Where, then, does that leave us? Faced with a breathtakingly unscrupulous Russian strongman who means us harm and is willing to pay dearly to inflict it on us, and forced nonetheless to confront the realities of a nuclear power whose born-to-pessimism population has been inoculated with virulent anti-American propaganda far more sophisticated than yesteryear’s clubfooted efforts, we cannot simply fold our arms and stand back in mute patience. Putin is active, so we must act, as well. Our passivity in the face of Russia’s innovative aggression will bewilder future historians.

Yet, for all that, we have to talk when it makes sense—with subdued expectations or none at all.  As my long-ago traveling companion on the Georgian Military Highway, Brigadier General Peter Zwack (USA-Ret.), our former Defense emissary to Muscovy, argues, we still must keep open our lines of communication. But—my addition—we must beware our recurring gullibility. President Reagan’s perfect-to-the-age admonition to “trust, but verify” may have become a cliché, but it’s a cliché we might usefully update to “Distrust, but talk.”

We can never—never—trust Vladimir Putin on any issue that cannot be consistently enforced and monitored. Our diplomats, in particular, must re-embrace our 1950s skepticism and abandon their enthusiasm for accord at any price, anytime, anywhere.

We must be willing to counter Russian military adventurism with surrogates, proxies, and, when necessary, our own forces. We must counter Russian subversion and cyber attacks with up-the-ante reprisals. Another cliché is that, one day, we will face a cyber Pearl Harbor. We already have, in the 2016 election. It’s as if, after December 7th, 1941, we were still pondering our response in mid-1943. Russian cyber-invasions have turned Clausewitz’s most-famous dictum on its head: Today, policy is “an extension of war by other means.”

So yes, upon occasion there can be realistic engagement, even with Putin’s Russia. But the emphasis must be on “realistic,” rather than on engagement for its own sake: We must always be prepared to walk away from the table, no matter what a fickle electorate has been led to expect.
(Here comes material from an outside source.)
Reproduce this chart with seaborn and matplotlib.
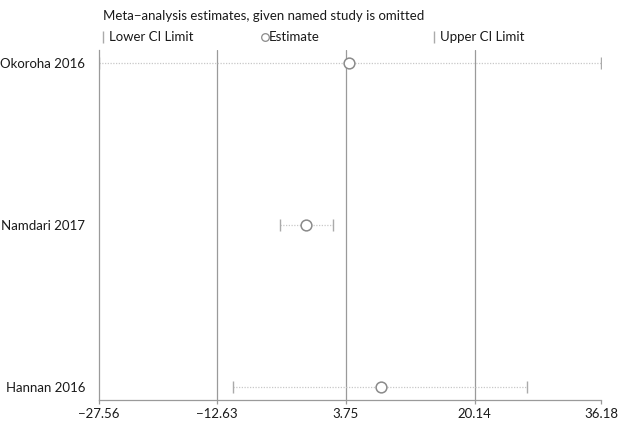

And we learn more from such interactions than the Russians do. Thanks to our open society, they already know our positions.

From 1863 and through 1867, we experienced the zenith of Russian-American relations, when both sides benefited enormously at no cost to either. We may never return to such an ideal state (and Putin would like Alaska back, thank you), but, were it not for Putin’s raw and irreducible hatred of the United States, we might find that we have many interests in common—not least, countering the rise of China, which troubles the U.S. but threatens to overwhelm Russia.

Or perhaps the ultra-skeptics are correct that this global town isn’t big enough for both cultural, ideological, and literal gunslingers, that we’re too alike to co-exist: the U.S. with its globalized sense of Manifest Destiny and crusading impulses, and Russia with its own version of manifest destiny intertwined with a revival of the mystical vision of Moscow as the “Third Rome.” Indeed, in the 1860s, even as we fought our bloodiest war amongst ourselves in the temporarily disunited United States, we continued expanding across our Wild West just as czarist Russia pushed into its wild east. For much of the 20th century, we competed to extend our visions around the world, not twins but Cain and Abel.

Perhaps we were destined to clash, at once too alike and too profoundly different. The Bering Strait may be the world’s widest body of water.

Or perhaps not. History is a chronicle of the unexpected, the unintended, and the unfathomable.

We do not know for certain where, how, and indeed, if this destructive rivalry will end, but, in the meantime, we can talk between shouting matches, but with the recognition that successful engagement requires two committed horse-traders. And Vladimir Putin just wants to shoot our horse.